I did get spooked by the weird mysterious eyes on the back cover.

My particular favourites included “Imperial Attack” and “Tie Fighter Attack” and the “Throne Room and End Theme” which went rather mellow towards the end with electronic wind sound and a slapping bass.

The “Star Wars Main Title” also contained various wind sounds, electronics beeps and boops, which were very reminiscent of R2D2.

This was the end of the 70s and disco was very King and electronic music was preparing itself for the 1980s.

My next album featured some of the Star Wars music but also allowed me to sample other Scifi tunes such as Doctor Who, 2001 the Space Odyssey, Star Trek and Thunderbirds. I didn’t know the details of copyright in those days so having a strange looking Starship Enterprise with rockets and a Luke that looked like he’d stepped out of an 70s action movie with perfect hair. He stood alongside a cleavage filled buxom Barbarella so it was all a bit weird.

I didn’t really pay too much attention to the cleavage at that time as I was very much a ten year old. The music on this album was from various films and TV shows which I’d never seen or heard of, but I enjoyed them all the same. This album was a big more classical and less disco.

I did at some point own another Geoff Love album with a strange looking Blake’s Seven Liberator on the front.

Around this time I also acquired the music from Close Encounters of the Third Kind another great John Williams composed score. I can’t remember seeing this film at the cinema until the special extended edition came out, but I still have the album to this day. It also featured “Other Great Space Music” which again meant that this album was not the official composed and conducted by John Williams version. It looked authentic…..

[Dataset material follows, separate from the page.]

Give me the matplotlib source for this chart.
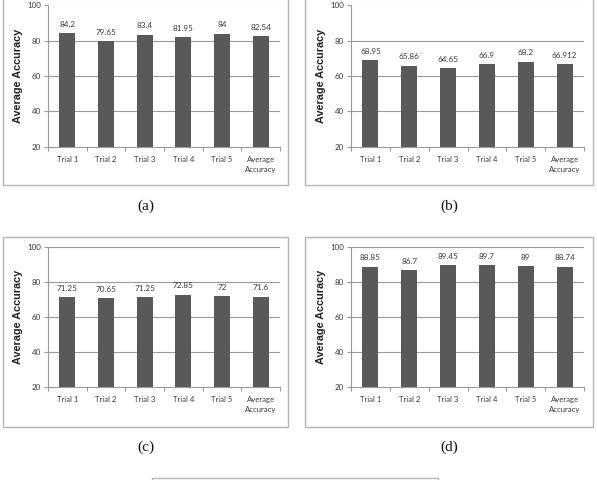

“Geoff Love and his Orchestra” met an untimely end in our household.  One day whilst listening to the Star Wars album, I left poor Geoff Love and the Close Encounters album leaning against the wall. Unfortunately I left them leaning over an air vent from our central heating system.

LPs and heat do not not mix well. You can make a great vase out of an old vinyl album.

Geoff took the full brunt of the hot air blowing through the vent. It warped horribly. Geoff had protected the possible similar fate of my Close Encounters with his sleeve and thankfully survived to this day. Very pretty painted covers.

Following that incident poor Geoff couldn’t be played without listening to the changing speeds, as the needle ascended and descended the hills and valleys of the warped surface. A sad end.

Once I’d put the whole Geoff Love incident behind me, my dreams were eventualy fulfilled when the family bought the official double album of Star Wars by John Williams.

This sleek and glossy black double album featured a gatefold sleeve featuring a number of photos in it’s centre. A shadowy face/mask of Darth Vader amoungst the stars and a simple white Star Wars logo on the front.

You will note that they had added a sticker to the front of the album just to point out that this was “THE ONLY SOUND TRACK ALBUM – BEWARE OF IMITATIONS”

It was too late, I had bought two of the imitations and actually rather enjoyed them.

This was the real stuff.

This isn’t me….

It included two LPs, sleeve notes about each of the tracks, a poster by the late John Berkey and was all contained in its gate-fold sleeve.

The poster was amazing, from a distance you’d think it was a frame from the film but close-up it was painted with simple brush strokes in using the same techniques used to create matte paintings for films. It also featured a Death Star with the dish on the equator parallel with the trench, based on the early design which also made it’s way to the Yavin briefing room scene.

You can see me standing proud in my bedroom which my parents decorated with a silver moon, flying saucers and stars with the poster being in the centre of the wall.

I’ve no idea why I wore my watch so far up my arm, although they were quite thin and maybe the strap was too big.

I was now set. I had my poster, my music, my toys and now all I needed to do was wait around until they finally released The Empire Strikes Back just over two years later on the 20th May 1980.